Objective - Give, as a bare number, the count of lines that contain the word "diagram".

Records to process -
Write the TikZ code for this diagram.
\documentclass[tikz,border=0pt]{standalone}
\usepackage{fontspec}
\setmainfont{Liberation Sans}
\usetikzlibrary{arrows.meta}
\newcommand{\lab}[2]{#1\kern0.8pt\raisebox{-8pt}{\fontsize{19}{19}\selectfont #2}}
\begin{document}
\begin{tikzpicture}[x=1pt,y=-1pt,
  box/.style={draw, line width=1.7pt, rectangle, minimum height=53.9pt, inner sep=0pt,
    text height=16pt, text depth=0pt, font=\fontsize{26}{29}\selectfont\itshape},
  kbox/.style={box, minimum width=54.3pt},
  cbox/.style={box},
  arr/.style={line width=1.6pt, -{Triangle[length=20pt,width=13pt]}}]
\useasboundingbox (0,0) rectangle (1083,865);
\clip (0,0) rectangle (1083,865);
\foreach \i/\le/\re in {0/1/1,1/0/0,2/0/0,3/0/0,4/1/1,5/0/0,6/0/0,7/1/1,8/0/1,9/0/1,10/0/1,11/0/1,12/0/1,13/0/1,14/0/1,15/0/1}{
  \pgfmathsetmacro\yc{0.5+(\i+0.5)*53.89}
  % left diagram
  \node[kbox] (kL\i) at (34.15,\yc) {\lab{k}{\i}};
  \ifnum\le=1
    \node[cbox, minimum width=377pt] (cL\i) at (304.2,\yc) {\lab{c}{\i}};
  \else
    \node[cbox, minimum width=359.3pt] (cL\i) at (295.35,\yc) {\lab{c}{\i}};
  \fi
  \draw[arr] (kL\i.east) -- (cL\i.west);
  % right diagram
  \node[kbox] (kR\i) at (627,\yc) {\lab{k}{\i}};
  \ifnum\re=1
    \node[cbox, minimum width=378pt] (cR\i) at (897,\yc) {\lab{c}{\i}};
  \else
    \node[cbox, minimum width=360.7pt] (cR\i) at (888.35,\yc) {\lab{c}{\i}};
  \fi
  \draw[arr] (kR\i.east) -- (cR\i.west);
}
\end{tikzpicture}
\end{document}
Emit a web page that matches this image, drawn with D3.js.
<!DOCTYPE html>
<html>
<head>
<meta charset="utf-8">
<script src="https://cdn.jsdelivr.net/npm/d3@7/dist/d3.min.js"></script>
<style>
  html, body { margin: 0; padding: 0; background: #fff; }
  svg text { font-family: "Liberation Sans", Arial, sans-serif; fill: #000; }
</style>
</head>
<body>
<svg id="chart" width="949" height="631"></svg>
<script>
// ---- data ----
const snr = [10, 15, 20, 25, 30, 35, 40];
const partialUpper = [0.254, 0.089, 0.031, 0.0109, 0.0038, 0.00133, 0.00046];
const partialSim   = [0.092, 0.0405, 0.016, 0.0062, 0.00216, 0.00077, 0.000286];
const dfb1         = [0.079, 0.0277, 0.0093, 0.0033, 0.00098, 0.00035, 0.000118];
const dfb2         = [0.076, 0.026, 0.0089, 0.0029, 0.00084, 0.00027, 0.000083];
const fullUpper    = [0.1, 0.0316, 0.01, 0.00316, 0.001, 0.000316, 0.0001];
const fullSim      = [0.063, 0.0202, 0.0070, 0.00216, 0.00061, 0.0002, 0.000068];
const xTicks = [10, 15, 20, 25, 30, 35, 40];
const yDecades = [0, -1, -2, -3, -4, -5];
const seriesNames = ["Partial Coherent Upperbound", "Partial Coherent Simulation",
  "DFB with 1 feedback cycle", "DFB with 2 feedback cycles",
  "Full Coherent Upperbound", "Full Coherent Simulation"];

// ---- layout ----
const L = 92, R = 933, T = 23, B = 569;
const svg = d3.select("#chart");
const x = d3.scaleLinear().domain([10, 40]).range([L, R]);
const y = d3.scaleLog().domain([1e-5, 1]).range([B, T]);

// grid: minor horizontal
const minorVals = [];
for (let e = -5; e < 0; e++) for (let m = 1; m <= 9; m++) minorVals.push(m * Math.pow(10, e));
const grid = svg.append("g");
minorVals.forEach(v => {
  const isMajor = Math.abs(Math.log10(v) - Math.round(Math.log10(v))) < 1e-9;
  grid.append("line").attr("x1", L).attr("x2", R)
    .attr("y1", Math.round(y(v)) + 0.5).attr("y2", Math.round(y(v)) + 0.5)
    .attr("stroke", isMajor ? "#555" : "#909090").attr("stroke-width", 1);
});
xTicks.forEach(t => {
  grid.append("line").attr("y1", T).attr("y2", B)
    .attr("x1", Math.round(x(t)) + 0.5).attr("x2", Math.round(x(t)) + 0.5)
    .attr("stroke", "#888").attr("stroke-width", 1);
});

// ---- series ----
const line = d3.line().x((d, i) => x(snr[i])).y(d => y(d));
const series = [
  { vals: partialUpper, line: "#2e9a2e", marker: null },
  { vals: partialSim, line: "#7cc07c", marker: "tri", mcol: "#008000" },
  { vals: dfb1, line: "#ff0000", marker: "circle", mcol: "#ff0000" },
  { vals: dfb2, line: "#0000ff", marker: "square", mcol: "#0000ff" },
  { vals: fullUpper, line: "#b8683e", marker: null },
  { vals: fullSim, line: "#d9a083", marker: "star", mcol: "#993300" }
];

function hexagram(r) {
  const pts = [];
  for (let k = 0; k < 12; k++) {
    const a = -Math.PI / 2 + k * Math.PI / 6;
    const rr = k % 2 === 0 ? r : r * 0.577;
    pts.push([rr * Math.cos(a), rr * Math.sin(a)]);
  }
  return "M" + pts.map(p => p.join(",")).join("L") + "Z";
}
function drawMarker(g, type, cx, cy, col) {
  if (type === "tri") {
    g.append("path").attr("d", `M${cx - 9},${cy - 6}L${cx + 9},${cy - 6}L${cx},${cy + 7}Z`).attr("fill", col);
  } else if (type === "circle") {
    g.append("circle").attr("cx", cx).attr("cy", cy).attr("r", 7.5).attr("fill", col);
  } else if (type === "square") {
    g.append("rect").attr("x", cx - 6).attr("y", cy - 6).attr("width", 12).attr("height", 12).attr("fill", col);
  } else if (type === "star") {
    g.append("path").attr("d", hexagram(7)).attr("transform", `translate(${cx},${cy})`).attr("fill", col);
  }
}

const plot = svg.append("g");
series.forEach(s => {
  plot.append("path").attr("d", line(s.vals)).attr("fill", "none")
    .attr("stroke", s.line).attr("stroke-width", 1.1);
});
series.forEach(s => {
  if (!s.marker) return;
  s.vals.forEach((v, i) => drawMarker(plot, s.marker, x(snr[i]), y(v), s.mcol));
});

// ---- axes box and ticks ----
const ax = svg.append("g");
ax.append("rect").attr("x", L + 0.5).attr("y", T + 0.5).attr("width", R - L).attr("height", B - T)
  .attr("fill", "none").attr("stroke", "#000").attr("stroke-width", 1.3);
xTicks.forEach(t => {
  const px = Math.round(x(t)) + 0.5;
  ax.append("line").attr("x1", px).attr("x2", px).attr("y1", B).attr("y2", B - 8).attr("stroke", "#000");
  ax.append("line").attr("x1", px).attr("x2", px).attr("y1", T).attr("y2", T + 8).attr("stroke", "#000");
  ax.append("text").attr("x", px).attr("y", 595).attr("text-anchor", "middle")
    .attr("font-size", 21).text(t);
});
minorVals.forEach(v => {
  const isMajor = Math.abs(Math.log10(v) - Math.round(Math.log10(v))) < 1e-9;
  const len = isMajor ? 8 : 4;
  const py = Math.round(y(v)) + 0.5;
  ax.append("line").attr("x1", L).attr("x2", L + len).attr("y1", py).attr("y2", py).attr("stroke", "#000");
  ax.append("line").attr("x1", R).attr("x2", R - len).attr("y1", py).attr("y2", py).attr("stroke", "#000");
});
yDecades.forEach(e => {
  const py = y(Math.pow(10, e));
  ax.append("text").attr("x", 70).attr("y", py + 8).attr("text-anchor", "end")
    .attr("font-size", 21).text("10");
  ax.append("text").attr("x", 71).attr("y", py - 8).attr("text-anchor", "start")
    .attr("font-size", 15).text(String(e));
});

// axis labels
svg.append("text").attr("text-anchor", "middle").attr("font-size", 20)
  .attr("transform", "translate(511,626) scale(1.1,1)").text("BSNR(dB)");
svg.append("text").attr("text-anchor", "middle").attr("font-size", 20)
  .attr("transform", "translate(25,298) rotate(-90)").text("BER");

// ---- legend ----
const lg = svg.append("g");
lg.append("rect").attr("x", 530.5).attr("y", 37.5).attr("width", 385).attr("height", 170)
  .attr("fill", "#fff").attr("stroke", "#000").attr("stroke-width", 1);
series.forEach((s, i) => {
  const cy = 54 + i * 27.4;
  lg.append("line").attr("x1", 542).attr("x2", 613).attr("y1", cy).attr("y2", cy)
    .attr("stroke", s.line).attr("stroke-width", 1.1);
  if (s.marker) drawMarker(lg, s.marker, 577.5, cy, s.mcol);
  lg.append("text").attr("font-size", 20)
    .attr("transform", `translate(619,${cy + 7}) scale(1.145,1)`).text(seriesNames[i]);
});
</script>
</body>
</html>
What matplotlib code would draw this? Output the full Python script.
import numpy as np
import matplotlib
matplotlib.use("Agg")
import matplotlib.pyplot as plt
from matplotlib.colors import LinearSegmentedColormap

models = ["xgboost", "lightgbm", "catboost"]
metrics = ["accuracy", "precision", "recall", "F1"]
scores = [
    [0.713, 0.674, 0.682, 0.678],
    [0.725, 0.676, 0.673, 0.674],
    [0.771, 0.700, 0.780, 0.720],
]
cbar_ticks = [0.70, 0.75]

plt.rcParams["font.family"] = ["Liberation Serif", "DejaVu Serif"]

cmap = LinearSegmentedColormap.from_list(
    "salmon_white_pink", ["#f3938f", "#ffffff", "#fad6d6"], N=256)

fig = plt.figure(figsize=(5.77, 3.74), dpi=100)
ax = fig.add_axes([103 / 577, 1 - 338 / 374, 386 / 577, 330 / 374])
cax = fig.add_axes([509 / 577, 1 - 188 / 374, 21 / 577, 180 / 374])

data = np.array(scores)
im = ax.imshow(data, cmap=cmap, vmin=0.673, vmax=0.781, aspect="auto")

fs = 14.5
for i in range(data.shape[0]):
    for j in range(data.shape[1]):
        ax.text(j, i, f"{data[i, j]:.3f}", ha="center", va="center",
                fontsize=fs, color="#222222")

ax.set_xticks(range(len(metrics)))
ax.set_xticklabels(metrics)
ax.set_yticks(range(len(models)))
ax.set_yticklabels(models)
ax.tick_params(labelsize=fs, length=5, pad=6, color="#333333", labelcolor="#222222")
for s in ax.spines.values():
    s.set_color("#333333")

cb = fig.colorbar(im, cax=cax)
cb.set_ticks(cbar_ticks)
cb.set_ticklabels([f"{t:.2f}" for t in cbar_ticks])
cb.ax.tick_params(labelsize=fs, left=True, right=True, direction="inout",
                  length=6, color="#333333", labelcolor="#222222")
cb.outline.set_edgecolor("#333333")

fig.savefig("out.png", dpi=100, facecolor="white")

Exercise response - 3